O presidente Luiz Inácio Lula da Silva não escolhe latitude nem platéia para falar bobagem sobre assuntos que só conhece "de ouvido". Desta vez foi no Círculo Polar Ártico e para os governantes da Finlândia. Falando sobre a crise financeira global, ele declarou que, sendo "um problema de política econômica dos EUA (...), não aceitaremos que joguem nas nossas costas os prejuízos de um jogo (do qual) não participamos", sem se lembrar que a Bovespa foi a bolsa do mundo que mais "aceitou" os prejuízos do jogo de que participa, como todas as bolsas deste mundo globalizado.
Para Lula, tudo se resume à "ganância de alguns investidores que compraram títulos de risco imaginando que estavam em um cassino e tiveram prejuízo". Acostumado a vencer todos os jogos de que participa apenas com a retórica, principalmente porque a platéia brasileira que o interessa não é capaz de perceber o engodo, Lula deve ter surpreendido seus anfitriões finlandeses ao pretender convencê-los de que a crise não chegará ao Brasil porque ele "não aceita que chegue".
Melhor seria para o Brasil que assunto sério fosse tratado com seriedade e conhecimento de causa pelas autoridades, a começar pela mais importante. Felizmente, há, entre elas, quem aja desse modo. O presidente do Banco Central, Henrique Meirelles, reconheceu que "ninguém está imune" aos efeitos da turbulência que perturba os mercados financeiros há várias semanas. E, com exceção "deste país", em todo o mundo é forte o temor de que, por causa da agitação dos mercados, a economia americana reduza seu ritmo de atividade, o que realimentaria a crise e afetaria o desempenho da economia mundial - inclusive o Brasil, aceite ou não o presidente Lula.
A crise, de fato, teve origem nos Estados Unidos. Há dois meses, subiu o índice de inadimplência no mercado de créditos hipotecários de alto risco, o que afetou alguns fundos que forneciam recursos que deram origem a esses créditos. Como os fundos eram patrocinados por bancos, estes também passaram a ter problemas de liquidez. O efeito se espalhou para todo o sistema financeiro, que ficou travado. Isso exigiu a ação dos bancos centrais, que injetaram liquidez no mercado, aliviando-o.
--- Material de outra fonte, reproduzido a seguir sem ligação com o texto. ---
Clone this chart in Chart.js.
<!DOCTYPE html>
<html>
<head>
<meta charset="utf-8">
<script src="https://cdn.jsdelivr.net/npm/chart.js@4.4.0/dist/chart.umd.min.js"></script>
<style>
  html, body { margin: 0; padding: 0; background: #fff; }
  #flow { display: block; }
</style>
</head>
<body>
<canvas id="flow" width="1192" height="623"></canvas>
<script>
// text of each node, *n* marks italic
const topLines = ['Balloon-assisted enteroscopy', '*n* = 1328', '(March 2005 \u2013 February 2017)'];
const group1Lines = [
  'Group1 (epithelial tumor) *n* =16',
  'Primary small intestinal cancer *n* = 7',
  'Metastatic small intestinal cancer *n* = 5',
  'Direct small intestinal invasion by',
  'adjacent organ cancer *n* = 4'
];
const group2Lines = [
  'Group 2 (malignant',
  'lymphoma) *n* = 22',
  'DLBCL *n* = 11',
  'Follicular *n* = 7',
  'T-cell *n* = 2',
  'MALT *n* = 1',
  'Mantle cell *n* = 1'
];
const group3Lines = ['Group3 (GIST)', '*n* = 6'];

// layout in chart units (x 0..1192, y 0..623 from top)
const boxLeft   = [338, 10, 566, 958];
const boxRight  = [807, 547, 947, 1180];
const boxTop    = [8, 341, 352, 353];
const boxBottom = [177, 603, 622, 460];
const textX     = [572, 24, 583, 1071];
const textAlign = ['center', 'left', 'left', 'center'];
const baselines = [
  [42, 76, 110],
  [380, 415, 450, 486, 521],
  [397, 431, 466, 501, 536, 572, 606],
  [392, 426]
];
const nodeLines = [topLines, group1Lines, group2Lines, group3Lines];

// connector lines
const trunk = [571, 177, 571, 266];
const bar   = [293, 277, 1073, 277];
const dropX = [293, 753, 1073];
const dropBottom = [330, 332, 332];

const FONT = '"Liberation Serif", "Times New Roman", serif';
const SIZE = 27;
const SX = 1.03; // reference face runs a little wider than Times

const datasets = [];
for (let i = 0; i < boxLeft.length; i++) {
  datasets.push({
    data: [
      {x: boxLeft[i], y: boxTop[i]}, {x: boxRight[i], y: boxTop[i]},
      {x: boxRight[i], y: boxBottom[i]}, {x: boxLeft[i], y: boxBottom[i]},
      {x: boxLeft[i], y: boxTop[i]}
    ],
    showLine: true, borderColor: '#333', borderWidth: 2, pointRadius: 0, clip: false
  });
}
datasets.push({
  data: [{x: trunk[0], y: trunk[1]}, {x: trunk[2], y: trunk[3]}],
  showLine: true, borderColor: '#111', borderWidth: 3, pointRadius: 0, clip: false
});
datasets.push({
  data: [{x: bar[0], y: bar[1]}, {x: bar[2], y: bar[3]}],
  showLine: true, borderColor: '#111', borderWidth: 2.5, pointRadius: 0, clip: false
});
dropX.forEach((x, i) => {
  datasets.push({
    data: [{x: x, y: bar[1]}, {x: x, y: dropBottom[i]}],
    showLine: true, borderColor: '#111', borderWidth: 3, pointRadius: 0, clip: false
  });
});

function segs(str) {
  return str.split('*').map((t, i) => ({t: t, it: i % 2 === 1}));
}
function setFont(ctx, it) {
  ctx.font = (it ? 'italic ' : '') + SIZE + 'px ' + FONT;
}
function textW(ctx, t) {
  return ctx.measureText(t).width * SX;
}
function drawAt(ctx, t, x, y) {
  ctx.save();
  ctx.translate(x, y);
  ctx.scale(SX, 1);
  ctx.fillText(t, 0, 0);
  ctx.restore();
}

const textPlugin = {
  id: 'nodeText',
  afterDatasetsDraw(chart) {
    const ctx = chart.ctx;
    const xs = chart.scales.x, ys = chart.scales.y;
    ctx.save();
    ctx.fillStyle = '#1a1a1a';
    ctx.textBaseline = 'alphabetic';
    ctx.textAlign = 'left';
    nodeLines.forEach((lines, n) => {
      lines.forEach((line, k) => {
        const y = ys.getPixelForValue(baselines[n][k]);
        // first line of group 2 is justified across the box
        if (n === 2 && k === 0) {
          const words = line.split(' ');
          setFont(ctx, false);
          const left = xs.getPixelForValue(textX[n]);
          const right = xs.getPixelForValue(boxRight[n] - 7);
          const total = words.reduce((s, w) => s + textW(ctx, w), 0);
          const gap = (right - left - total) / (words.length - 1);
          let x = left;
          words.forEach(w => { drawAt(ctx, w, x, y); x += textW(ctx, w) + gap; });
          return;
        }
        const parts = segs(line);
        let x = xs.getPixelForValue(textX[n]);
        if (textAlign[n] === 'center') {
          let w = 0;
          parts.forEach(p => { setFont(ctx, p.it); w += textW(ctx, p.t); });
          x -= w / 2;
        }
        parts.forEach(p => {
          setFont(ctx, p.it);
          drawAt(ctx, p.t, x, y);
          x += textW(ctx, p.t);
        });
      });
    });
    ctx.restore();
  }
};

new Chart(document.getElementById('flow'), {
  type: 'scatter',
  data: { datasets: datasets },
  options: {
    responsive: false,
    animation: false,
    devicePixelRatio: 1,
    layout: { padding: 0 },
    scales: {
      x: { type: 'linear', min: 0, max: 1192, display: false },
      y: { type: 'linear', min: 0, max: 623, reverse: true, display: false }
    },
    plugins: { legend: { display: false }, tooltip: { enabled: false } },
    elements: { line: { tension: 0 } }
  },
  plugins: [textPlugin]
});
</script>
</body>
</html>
O problema, porém, ao contrário do que imagina Lula, não se limitou ao mercado de títulos imobiliários nem aos EUA. A turbulência se espalhou para todos os mercados e sua mais recente manifestação foi registrada no último fim de semana.
Pode haver outros desdobramentos da crise. Na reunião que presidentes de Bancos Centrais de vários países realizam a cada dois meses na cidade suíça de Basiléia - onde está sediado o Banco de Compensações Internacionais (BIS) -, o presidente do Federal Reserve (Fed), Ben Bernanke, advertiu seus colegas para a probabilidade de a agitação dos mercados financeiros afetar o desempenho do setor produtivo americano. Se isso ocorrer, haverá reflexos em todo o mundo.
É claro que, neste momento, não se pode falar em recessão iminente. O presidente do Banco Central Europeu (BCE), Jean-Claude Trichet, por exemplo, afirmou que ainda não terminou o "período de ouro" da economia mundial - e isso se deve, como reconheceu, ao desempenho das economias emergentes. Mas, prudentes, os presidentes dos bancos centrais reunidos em Basiléia admitem que a crise financeira pode chegar ao setor produtivo e frear o ritmo de expansão de algumas economias, a começar pela americana. Pessimista, o presidente do BC do México, Guillermo Ortiz, lembrou que, quando os Estados Unidos espirram, o resto do mundo pega um resfriado e a América Latina fica gripada.
Se necessário, os BCs vão atuar de forma coordenada para evitar o prolongamento da crise. "Vamos agir", garantiu Trichet, que atuou como porta-voz da reunião de Basiléia. Para mostrar a capacidade de agir conjuntamente dos BCs e a eficácia dessa ação, ele recordou o movimento coordenado do BCE, do Fed e do Banco do Japão (o BC japonês) para garantir a liquidez do sistema financeiro quando isso foi necessário. A disposição de agir dos bancos centrais acalmou os mercados no dia de ontem.
Ainda bem que fora "deste país" há gente preocupada com a crise - e que sabe do que está falando.